NDA vs. Similar Agreements
NDA vs. Non-Compete Agreement
An NDA prevents sharing specific information. A non-compete agreement prevents working for competitors. They protect different interests and are often used together but serve distinct legal purposes.
NDA vs. Non-Solicitation Agreement
A non-solicitation agreement prevents one party from recruiting the other's employees or clients. An NDA prevents sharing information. Again, different tools for different risks.
NDA vs. Confidentiality Clause
A confidentiality clause is a section within a larger agreement (like a service agreement or employment contract). A standalone NDA is a separate, dedicated document. Both can be enforceable — use a standalone NDA when the relationship does not involve a broader contract.
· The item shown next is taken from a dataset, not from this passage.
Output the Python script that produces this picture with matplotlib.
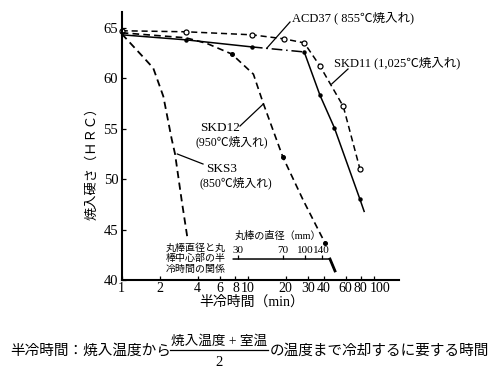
import matplotlib
matplotlib.use("Agg")
import matplotlib.pyplot as plt
from matplotlib.lines import Line2D
from matplotlib.ticker import NullLocator
from matplotlib.transforms import ScaledTranslation

plt.rcParams["font.family"] = ["Liberation Serif", "Noto Sans CJK JP"]

W, H = 500, 376

# half-cooling time (min) vs. as-quenched hardness (HRC)
skd11_t = [1, 3.24, 10.8, 19.4, 28.1, 37.5, 57.4, 77.8]
skd11_v = [64.7, 64.6, 64.3, 63.9, 63.5, 61.2, 57.2, 51.0]

acd37_t = [1, 3.24, 10.8, 28.1, 37.5, 48.7, 77.8, 84]
acd37_v = [64.3, 63.8, 63.1, 62.6, 58.3, 55.1, 48.0, 46.8]

skd12_t = [1, 3.24, 4.73, 7.46, 11.1, 13.3, 19.0, 27.6, 38.7, 41.1]
skd12_v = [64.5, 64.0, 63.45, 62.4, 60.4, 57.5, 52.2, 47.9, 44.3, 43.7]

sks3_t = [1, 1.48, 1.78, 2.14, 2.49, 2.65, 3.0, 3.33]
sks3_v = [64.4, 62.1, 61.0, 58.2, 54.0, 52.5, 47.8, 44.1]

# inset: bar diameter (mm) vs half-cooling time at bar centre
diam_labels = ["30", "70", "100", "140"]
diam_t = [8.42, 19.0, 28.5, 38.7]
inset_t = [7.69, 45, 49.3]
inset_v = [42.08, 42.08, 40.9]

xticks = [1, 2, 4, 6, 8, 10, 20, 30, 40, 60, 80, 100]
yticks = [40, 45, 50, 55, 60, 65]


def fp(x, y):
    """pixel position -> figure fraction"""
    return x / W, 1 - y / H


def leader(x0, y0, x1, y1, lw=0.9):
    fig.add_artist(Line2D([x0 / W, x1 / W], [1 - y0 / H, 1 - y1 / H],
                          color="black", lw=lw))


fig = plt.figure(figsize=(W / 100, H / 100), dpi=100)
ax = fig.add_axes([121.7 / W, 1 - 280 / H, (399.4 - 121.7) / W, (280 - 11.6) / H])
ax.set_xscale("log")
ax.set_xlim(1, 160)
ax.set_ylim(40, 66.6)

dash = (0, (4, 2.5))
ax.plot(skd11_t, skd11_v, color="black", lw=1.1, linestyle=dash,
        marker="o", ms=3.6, mfc="white", mec="black", mew=0.9, clip_on=False)
ax.plot(acd37_t[:3], acd37_v[:3], color="black", lw=1.1, clip_on=False)
ax.plot(acd37_t[2:4], acd37_v[2:4], color="black", lw=1.1,
        linestyle=(0, (7, 2.5, 1, 2.5)), clip_on=False)
ax.plot(acd37_t[3:], acd37_v[3:], color="black", lw=1.1, clip_on=False)
ax.plot(acd37_t[1:-1], acd37_v[1:-1], linestyle="none", marker="o", ms=2.2,
        color="black")
ax.plot(skd12_t, skd12_v, color="black", lw=1.2, linestyle=dash,
        marker="o", ms=2.6, markevery=[3, 6, 9], clip_on=False)
ax.plot(sks3_t, sks3_v, color="black", lw=1.3, linestyle=dash, clip_on=False)

# inset scale
ax.plot(inset_t, inset_v, color="black", lw=1.1)
ax.plot(inset_t[1:], inset_v[1:], color="black", lw=2.0)
ax.plot(diam_t, [inset_v[0]] * len(diam_t), linestyle="none", marker=2,
        ms=3, mew=0.9, color="black")
for t, lab in zip(diam_t, diam_labels):
    ax.text(t, 42.9, lab, ha="center", va="center", fontsize=8)

ax.set_xticks(xticks)
ax.set_xticklabels([str(t) for t in xticks])
ax.xaxis.set_minor_locator(NullLocator())
ax.set_yticks(yticks)
ax.tick_params(direction="in", length=3, width=0.9, labelsize=10.5)
ax.tick_params(axis="x", labelsize=10, pad=1.5)
ax.tick_params(axis="y", pad=2.5)
for s in ("top", "right"):
    ax.spines[s].set_visible(False)
for s in ("left", "bottom"):
    ax.spines[s].set_linewidth(1.5)

# last labels sit a little apart in the original
labs = ax.get_xticklabels()
labs[-1].set_transform(labs[-1].get_transform() + ScaledTranslation(6 / 100, 0, fig.dpi_scale_trans))
labs[-2].set_transform(labs[-2].get_transform() + ScaledTranslation(-1 / 100, 0, fig.dpi_scale_trans))

# axis titles
fig.text(*fp(92, 160), "焼入硬さ（ＨＲＣ）", rotation=90, ha="center", va="center",
         fontsize=9.5)
fig.text(*fp(252, 302), "半冷時間（min）", ha="center", va="center", fontsize=10)

# curve labels
fig.text(*fp(292, 18), "ACD37 ( 855℃焼入れ)", ha="left", va="center", fontsize=9)
leader(290, 22, 266.7, 48.3)
fig.text(*fp(334, 63), "SKD11 (1,025℃焼入れ)", ha="left", va="center", fontsize=9)
leader(348, 69, 331.7, 84)
fig.text(*fp(200, 128), "SKD12", ha="left", va="center", fontsize=9.5)
fig.text(*fp(195, 142), "(950℃焼入れ)", ha="left", va="center", fontsize=8.5)
leader(240, 126, 263.3, 104)
fig.text(*fp(206, 169), "SKS3", ha="left", va="center", fontsize=9.5)
fig.text(*fp(200, 183), "(850℃焼入れ)", ha="left", va="center", fontsize=8.5)
leader(203, 164, 177.3, 154)

# inset captions
for i, line in enumerate(["丸棒直径と丸", "棒中心部の半", "冷時間の関係"]):
    fig.text(*fp(166, 248 + 10.5 * i), line, ha="left", va="center", fontsize=7.2)
fig.text(*fp(235, 236), "丸棒の直径（mm）", ha="left", va="center", fontsize=7.3)

# footnote with fraction
fig.text(*fp(10, 351), "半冷時間：焼入温度から", ha="left", va="center", fontsize=10.5)
fig.text(*fp(219, 341), "焼入温度 + 室温", ha="center", va="center", fontsize=9.8)
leader(170, 350, 268, 350, lw=0.9)
fig.text(*fp(219, 362), "2", ha="center", va="center", fontsize=10.5)
fig.text(*fp(270, 351), "の温度まで冷却するに要する時間", ha="left", va="center",
         fontsize=10.5)

fig.savefig("out.png", dpi=100, facecolor="white")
Digital-Era NDA Considerations
Modern business introduces new challenges for confidentiality:
- Remote work — Information shared via Slack, Zoom, Google Drive, and email all needs protection. Ensure your NDA covers digital communications explicitly.
- Cloud storage — Confidential documents stored in cloud services are still protected, but your NDA should address data security standards and access controls.
- Social media — Employees and contractors may inadvertently disclose confidential information on social media. Your NDA should explicitly cover online disclosures.
- Cross-border relationships — If you work with international parties, consider how the NDA interacts with foreign data protection laws like the GDPR.
Key Takeaways
- Every business needs NDAs. They are foundational legal protection for sensitive information.
- Choose the right type. Unilateral for one-way disclosures, mutual for partnerships.
- Be specific. Clearly define what is confidential. Vague NDAs are unenforceable.
- Set reasonable terms. 2–5 years for most information, indefinite for trade secrets.
- Include all essential clauses. Definition, obligations, exclusions, term, remedies, governing law.
- Know your jurisdiction. NDA enforcement varies significantly by state.
- Do not rely solely on the NDA. Combine with access controls and security practices.
- Use digital-era language. Cover electronic communications, cloud storage, and remote work scenarios.
An NDA is often the first legal document a new business needs — and one of the most important. Getting it right from the start protects your competitive advantage and builds trust with the people you work with.